>>>
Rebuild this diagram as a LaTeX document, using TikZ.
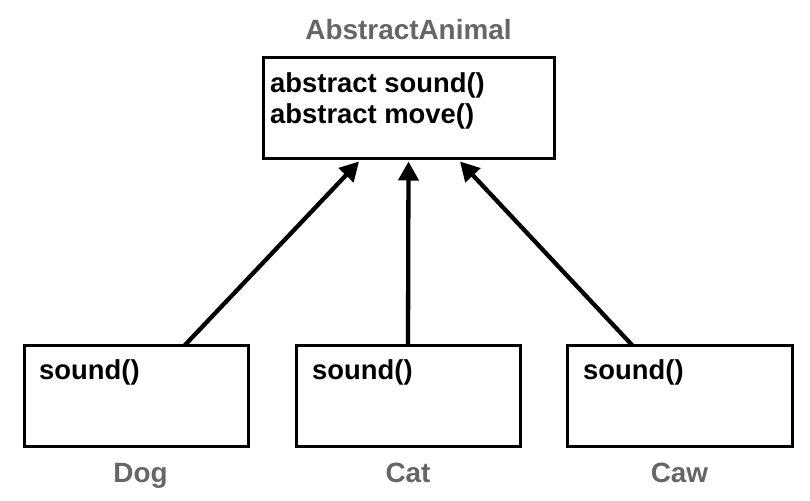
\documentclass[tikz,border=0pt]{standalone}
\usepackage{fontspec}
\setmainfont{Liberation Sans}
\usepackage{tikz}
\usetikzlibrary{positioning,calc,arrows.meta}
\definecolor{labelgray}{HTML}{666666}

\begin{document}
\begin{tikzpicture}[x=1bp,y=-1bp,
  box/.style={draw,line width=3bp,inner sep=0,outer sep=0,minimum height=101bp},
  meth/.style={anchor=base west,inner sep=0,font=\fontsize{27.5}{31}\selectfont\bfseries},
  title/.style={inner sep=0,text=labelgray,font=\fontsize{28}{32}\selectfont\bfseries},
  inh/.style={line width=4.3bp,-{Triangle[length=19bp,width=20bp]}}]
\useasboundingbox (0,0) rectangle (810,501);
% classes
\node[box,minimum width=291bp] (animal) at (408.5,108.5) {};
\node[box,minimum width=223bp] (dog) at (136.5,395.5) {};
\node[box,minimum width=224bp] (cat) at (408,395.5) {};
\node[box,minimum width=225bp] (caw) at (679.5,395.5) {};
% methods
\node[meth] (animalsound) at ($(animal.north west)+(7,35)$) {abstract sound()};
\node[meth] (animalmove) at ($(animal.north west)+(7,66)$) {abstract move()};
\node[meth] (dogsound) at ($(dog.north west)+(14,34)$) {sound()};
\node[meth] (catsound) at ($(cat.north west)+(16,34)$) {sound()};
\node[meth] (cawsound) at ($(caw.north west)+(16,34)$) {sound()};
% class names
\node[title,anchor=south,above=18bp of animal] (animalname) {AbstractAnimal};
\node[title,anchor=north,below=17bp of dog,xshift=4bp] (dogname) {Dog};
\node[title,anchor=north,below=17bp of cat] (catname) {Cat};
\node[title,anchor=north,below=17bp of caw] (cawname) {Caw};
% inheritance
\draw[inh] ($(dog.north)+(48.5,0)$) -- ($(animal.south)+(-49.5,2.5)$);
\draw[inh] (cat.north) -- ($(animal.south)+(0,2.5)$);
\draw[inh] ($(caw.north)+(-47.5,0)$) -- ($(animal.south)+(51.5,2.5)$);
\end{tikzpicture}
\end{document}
<<<
▶ _PROBLEM_: Omit the pictures and output all of the other material exactly.

▶ _RESPONSE TO THE EXERCISE_:
Rebuild this diagram as a LaTeX document, using TikZ.
\documentclass[tikz,border=0pt]{standalone}
\usepackage{fontspec}
\setmainfont{Liberation Sans}
\usepackage{tikz}
\usetikzlibrary{positioning,calc,arrows.meta}
\definecolor{labelgray}{HTML}{666666}

\begin{document}
\begin{tikzpicture}[x=1bp,y=-1bp,
  box/.style={draw,line width=3bp,inner sep=0,outer sep=0,minimum height=101bp},
  meth/.style={anchor=base west,inner sep=0,font=\fontsize{27.5}{31}\selectfont\bfseries},
  title/.style={inner sep=0,text=labelgray,font=\fontsize{28}{32}\selectfont\bfseries},
  inh/.style={line width=4.3bp,-{Triangle[length=19bp,width=20bp]}}]
\useasboundingbox (0,0) rectangle (810,501);
% classes
\node[box,minimum width=291bp] (animal) at (408.5,108.5) {};
\node[box,minimum width=223bp] (dog) at (136.5,395.5) {};
\node[box,minimum width=224bp] (cat) at (408,395.5) {};
\node[box,minimum width=225bp] (caw) at (679.5,395.5) {};
% methods
\node[meth] (animalsound) at ($(animal.north west)+(7,35)$) {abstract sound()};
\node[meth] (animalmove) at ($(animal.north west)+(7,66)$) {abstract move()};
\node[meth] (dogsound) at ($(dog.north west)+(14,34)$) {sound()};
\node[meth] (catsound) at ($(cat.north west)+(16,34)$) {sound()};
\node[meth] (cawsound) at ($(caw.north west)+(16,34)$) {sound()};
% class names
\node[title,anchor=south,above=18bp of animal] (animalname) {AbstractAnimal};
\node[title,anchor=north,below=17bp of dog,xshift=4bp] (dogname) {Dog};
\node[title,anchor=north,below=17bp of cat] (catname) {Cat};
\node[title,anchor=north,below=17bp of caw] (cawname) {Caw};
% inheritance
\draw[inh] ($(dog.north)+(48.5,0)$) -- ($(animal.south)+(-49.5,2.5)$);
\draw[inh] (cat.north) -- ($(animal.south)+(0,2.5)$);
\draw[inh] ($(caw.north)+(-47.5,0)$) -- ($(animal.south)+(51.5,2.5)$);
\end{tikzpicture}
\end{document}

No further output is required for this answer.